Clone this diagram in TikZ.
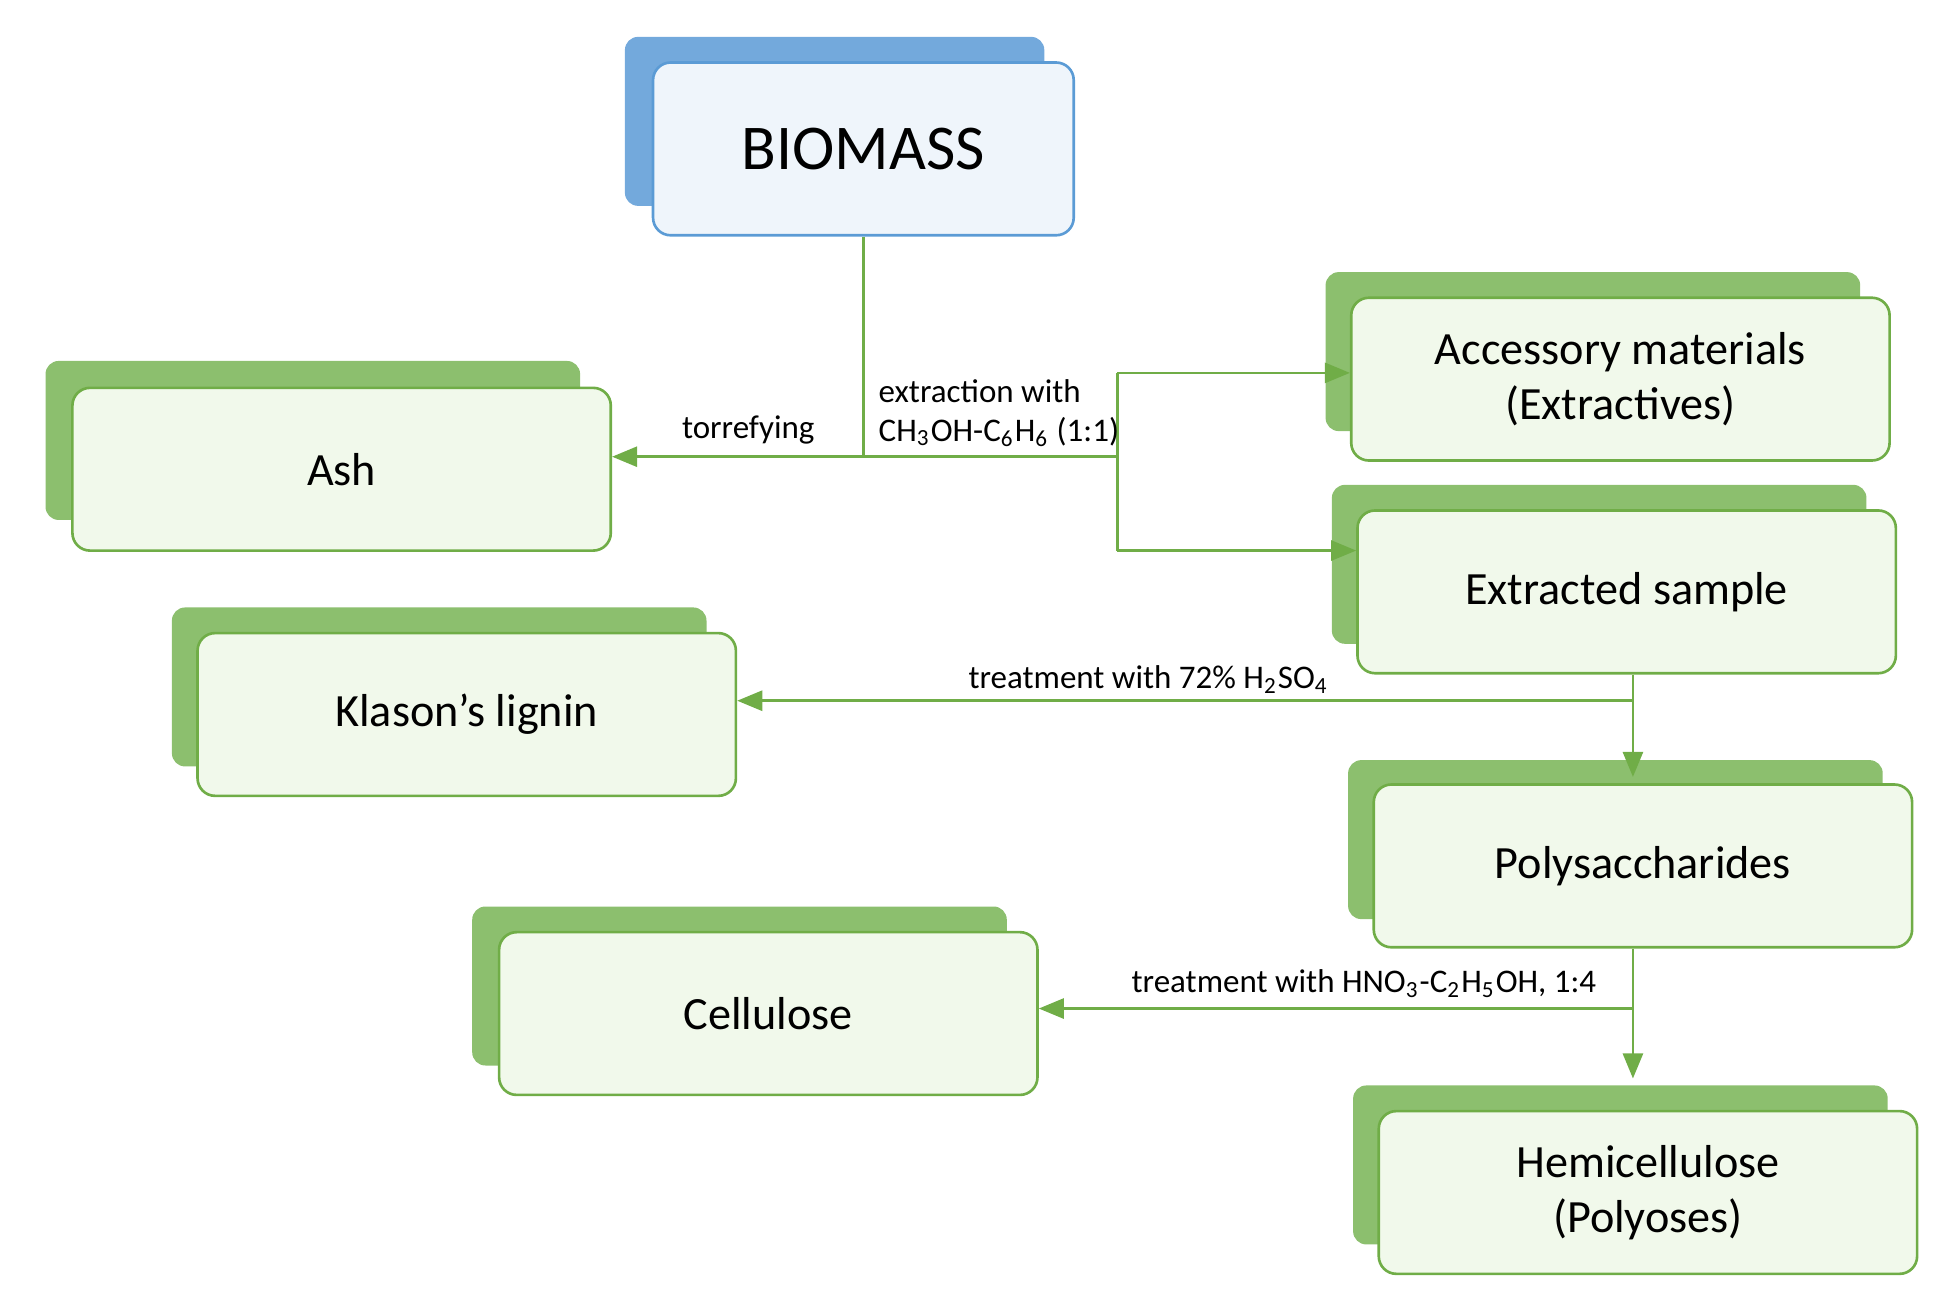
\documentclass[tikz,border=0pt]{standalone}
\usepackage{fontspec}
\setmainfont{Carlito}
\usetikzlibrary{arrows.meta}
\definecolor{leaf}{HTML}{70AD47}
\definecolor{leafback}{HTML}{8CBF6E}
\definecolor{sky}{HTML}{5B9BD5}
\definecolor{skyback}{HTML}{73A9DC}
\tikzset{
  back/.style={fill=leafback, rounded corners=3pt, minimum width=4.27cm, minimum height=1.27cm},
  front/.style={draw=leaf, line width=0.6pt, fill=white, rounded corners=4pt, minimum width=4.3cm, minimum height=1.3cm, align=center, font=\fontsize{10.5}{12.5}\selectfont, path picture={\fill[green!40!olive!8] ([shift={(0.03,0.2)}]path picture bounding box.south west) rectangle ([shift={(-0.25,-0.03)}]path picture bounding box.north east);}},
  link/.style={draw=leaf, line width=0.6pt, -{Triangle[length=2mm,width=1.6mm]}},
  plain/.style={draw=leaf, line width=0.6pt},
  note/.style={font=\fontsize{7.5}{8.5}\selectfont, inner sep=1pt}
}
\begin{document}
\begin{tikzpicture}[x=0.01cm, y=-0.01cm]
\useasboundingbox (0,0) rectangle (1560,1040);
% biomass
\node [back, fill=skyback, minimum width=3.35cm, minimum height=1.35cm] at (667,97) {};
\node [front, draw=sky, minimum width=3.36cm, minimum height=1.38cm, font=\fontsize{14.5}{17}\selectfont, path picture={\fill[sky!10] ([shift={(0.03,0.2)}]path picture bounding box.south west) rectangle ([shift={(-0.25,-0.03)}]path picture bounding box.north east);}] (biomass) at (690,119) {BIOMASS};
% boxes
\node [back] at (250,352) {};
\node [front] (ash) at (273,375) {Ash};
\node [back] at (1273,281) {};
\node [front] (accessory) at (1295,303) {Accessory materials\\(Extractives)};
\node [back] at (1278,451) {};
\node [front] (extracted) at (1300,473) {Extracted sample};
\node [back] at (351,549) {};
\node [front] (klason) at (373,571) {Klason's lignin};
\node [back] at (1291,671) {};
\node [front] (poly) at (1313,692) {Polysaccharides};
\node [back] at (591,788) {};
\node [front] (cellulose) at (614,810) {Cellulose};
\node [back] at (1295,931) {};
\node [front] (hemi) at (1317,953) {Hemicellulose\\(Polyoses)};
% junctions
\coordinate (j1) at (690,365);
\coordinate (j2) at (893,365);
\coordinate (j2a) at (893,298);
\coordinate (j2b) at (893,440);
\coordinate (j3) at (1305,560);
\coordinate (j4) at (1305,806);
% connectors
\draw [plain] (biomass.south) -- (j1);
\draw [link] (j2) -- (j1) -- (ash.east |- j1);
\draw [plain] (j2a) -- (j2b);
\draw [link] (j2a) -- (accessory.west |- j2a);
\draw [link] (j2b) -- (extracted.west |- j2b);
\draw [link, shorten >=0.05cm] (extracted.south -| j3) -- (poly.north -| j3);
\draw [link] (j3) -- (klason.east |- j3);
\draw [link, shorten >=0.25cm] (poly.south -| j4) -- (hemi.north -| j4);
\draw [link] (j4) -- (cellulose.east |- j4);
% labels
\node [note] (torr) at (598,344) {torrefying};
\node [note, anchor=west] (ext1) at (698,313) {extraction with};
\node [note, anchor=west] (ext2) at (698,345) {CH\textsubscript{3}OH-C\textsubscript{6}H\textsubscript{6} (1:1)};
\node [note] (sulf) at (918,543) {treatment with 72\% H\textsubscript{2}SO\textsubscript{4}};
\node [note] (nitr) at (1090,786) {treatment with HNO\textsubscript{3}-C\textsubscript{2}H\textsubscript{5}OH, 1:4};
\end{tikzpicture}
\end{document}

## WHAT TO PRODUCE
Every line should be retyped exactly, with the pictures omitted.

## SOLVED EXERCISE
Clone this diagram in TikZ.
\documentclass[tikz,border=0pt]{standalone}
\usepackage{fontspec}
\setmainfont{Carlito}
\usetikzlibrary{arrows.meta}
\definecolor{leaf}{HTML}{70AD47}
\definecolor{leafback}{HTML}{8CBF6E}
\definecolor{sky}{HTML}{5B9BD5}
\definecolor{skyback}{HTML}{73A9DC}
\tikzset{
  back/.style={fill=leafback, rounded corners=3pt, minimum width=4.27cm, minimum height=1.27cm},
  front/.style={draw=leaf, line width=0.6pt, fill=white, rounded corners=4pt, minimum width=4.3cm, minimum height=1.3cm, align=center, font=\fontsize{10.5}{12.5}\selectfont, path picture={\fill[green!40!olive!8] ([shift={(0.03,0.2)}]path picture bounding box.south west) rectangle ([shift={(-0.25,-0.03)}]path picture bounding box.north east);}},
  link/.style={draw=leaf, line width=0.6pt, -{Triangle[length=2mm,width=1.6mm]}},
  plain/.style={draw=leaf, line width=0.6pt},
  note/.style={font=\fontsize{7.5}{8.5}\selectfont, inner sep=1pt}
}
\begin{document}
\begin{tikzpicture}[x=0.01cm, y=-0.01cm]
\useasboundingbox (0,0) rectangle (1560,1040);
% biomass
\node [back, fill=skyback, minimum width=3.35cm, minimum height=1.35cm] at (667,97) {};
\node [front, draw=sky, minimum width=3.36cm, minimum height=1.38cm, font=\fontsize{14.5}{17}\selectfont, path picture={\fill[sky!10] ([shift={(0.03,0.2)}]path picture bounding box.south west) rectangle ([shift={(-0.25,-0.03)}]path picture bounding box.north east);}] (biomass) at (690,119) {BIOMASS};
% boxes
\node [back] at (250,352) {};
\node [front] (ash) at (273,375) {Ash};
\node [back] at (1273,281) {};
\node [front] (accessory) at (1295,303) {Accessory materials\\(Extractives)};
\node [back] at (1278,451) {};
\node [front] (extracted) at (1300,473) {Extracted sample};
\node [back] at (351,549) {};
\node [front] (klason) at (373,571) {Klason's lignin};
\node [back] at (1291,671) {};
\node [front] (poly) at (1313,692) {Polysaccharides};
\node [back] at (591,788) {};
\node [front] (cellulose) at (614,810) {Cellulose};
\node [back] at (1295,931) {};
\node [front] (hemi) at (1317,953) {Hemicellulose\\(Polyoses)};
% junctions
\coordinate (j1) at (690,365);
\coordinate (j2) at (893,365);
\coordinate (j2a) at (893,298);
\coordinate (j2b) at (893,440);
\coordinate (j3) at (1305,560);
\coordinate (j4) at (1305,806);
% connectors
\draw [plain] (biomass.south) -- (j1);
\draw [link] (j2) -- (j1) -- (ash.east |- j1);
\draw [plain] (j2a) -- (j2b);
\draw [link] (j2a) -- (accessory.west |- j2a);
\draw [link] (j2b) -- (extracted.west |- j2b);
\draw [link, shorten >=0.05cm] (extracted.south -| j3) -- (poly.north -| j3);
\draw [link] (j3) -- (klason.east |- j3);
\draw [link, shorten >=0.25cm] (poly.south -| j4) -- (hemi.north -| j4);
\draw [link] (j4) -- (cellulose.east |- j4);
% labels
\node [note] (torr) at (598,344) {torrefying};
\node [note, anchor=west] (ext1) at (698,313) {extraction with};
\node [note, anchor=west] (ext2) at (698,345) {CH\textsubscript{3}OH-C\textsubscript{6}H\textsubscript{6} (1:1)};
\node [note] (sulf) at (918,543) {treatment with 72\% H\textsubscript{2}SO\textsubscript{4}};
\node [note] (nitr) at (1090,786) {treatment with HNO\textsubscript{3}-C\textsubscript{2}H\textsubscript{5}OH, 1:4};
\end{tikzpicture}
\end{document}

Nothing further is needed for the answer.